Qui est un Blue Flame ? Un super héros real-life combattant le crime aux cotés de ses camarades de La Brigade nocturne ? Un aventurier traversant le cosmos et devenant l’avocat de l’humanité auprès du Consensus, fédération de planète et d’espèce menaçant de détruire la planète ? Ou simplement Sam Brausam, réparateur de chaudière raccordant difficilement le lien avec sa petite sœur bientôt maman et peinant tout simplement à trouver un sens à sa vie ? Pas de grands affrontements épiques ou d’extension du cheptel d’hommes en lycra, la minisérie va totalement se concentrer sur le personnage, sa famille, ses responsabilités, et scruter les conséquences dévastatrices sur lui d’une terrible fusillade dont il sortira seul survivant de ses camarades vigilantes. Affublé désormais de béquilles, mais surtout d’une douleur tout autant physique que psychologique, Sam hésite entre se laisser emporter, ou redresser la barre et reconstruire sa vie.

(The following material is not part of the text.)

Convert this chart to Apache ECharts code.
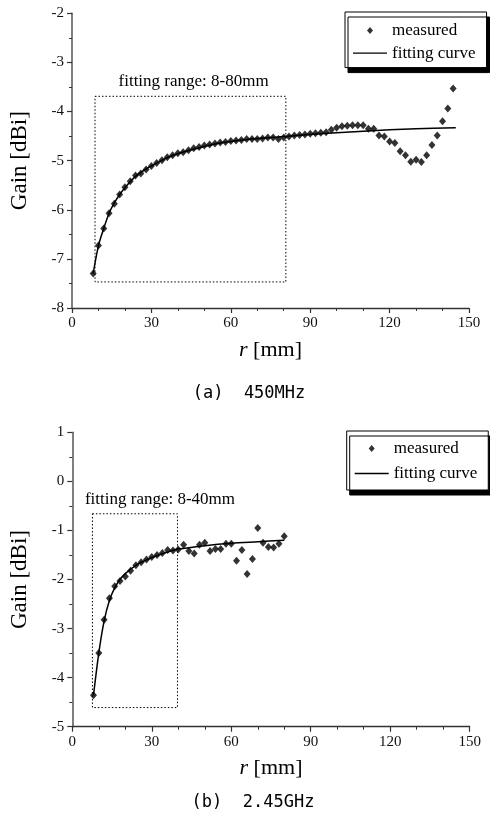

Ce procès de l’espèce humaine qui se déroule à l’autre bout de l’univers, c’est aussi avant tout le sien, celui de ses ambiguïtés, de ses doutes, de ses petites lâchetés et de sa difficulté à se confronter à la réalité de son être.
Un homme dans la foule
Jouer avec le visage multiple de la figure héroïque et surtout la confronter avec la faillibilité des plus humaines de l’homme sous le masque n’est pas forcément une nouveauté, mais Christopher Cantwell (Everything, Doctor Doom, Iron Man) le fait avec énormément de sensibilité et d’humanité (justement), ne détournant jamais le regard autant sur les profonds défauts du personnage, que sur sa bonté, sa gentillesse et une force de survie nourrie par sa petite sœur Dee qui, avec son compagnon Mateo (un clandestin en situation irrégulière) a choisi de s’investir dans le concret. Il accompagne véritablement le personnage tout au long de sa quête d’explication (pourquoi ce jeune homme a tiré dans cette foule ?), de sens, de reconnaissance et d’amour (une histoire est-elle possible avec cette journaliste qui rédige en secret un article sur lui ?), tandis que son « double » se débat avec un procureur alien adepte des grandes tirades. Voulant parfois appuyer trop lourdement sur une mise en abime de la trame et la confrontation entre les codes classiques du comics de super-héros et le drame plus psychologique, l’écriture n’échappe pas à quelques dialogues qui tendent vers la démonstration, mais heureusement le dernier chapitre sait justement s’effacer progressivement, avec beaucoup de délicatesse, laissant volontairement le décor en suspens, s’achevant sur l’image tendre d’une naissance et d’une famille apaisée. Simple, modeste mais plein de justesse, c’est d’ailleurs ce vers quoi tendent constamment les planches d’Adam Gorham (New Mutants : Dead Souls, Jughead, Rocket), qui certes ne livre pas forcément la performance de l’année et se montre parfois un peu fluctuant dans le rendu et la précision de son trait, mais sait toujours comment se rapprocher au plus près des personnages, de leur environnement et de leurs émotions pour crédibiliser le récit. Même les épisodes se déroulant sur des planètes lointaines préservent ce réalisme épuré plutôt que d’opter (comme beaucoup avant cet album) dans un décorum et une esthétique rétro pour souligner trop évidemment le propos.
Plébiscité lors de sa publication l’année dernière aux USA chez US Vault Comics (là aussi une petite maison d’édition), The Blue Flame est une nouvelle jolie découverte de 404 comics qui a en plus l’excellente idée de le proposer dès sa première édition en un seul volume afin de faire le voyage d’une seule traite.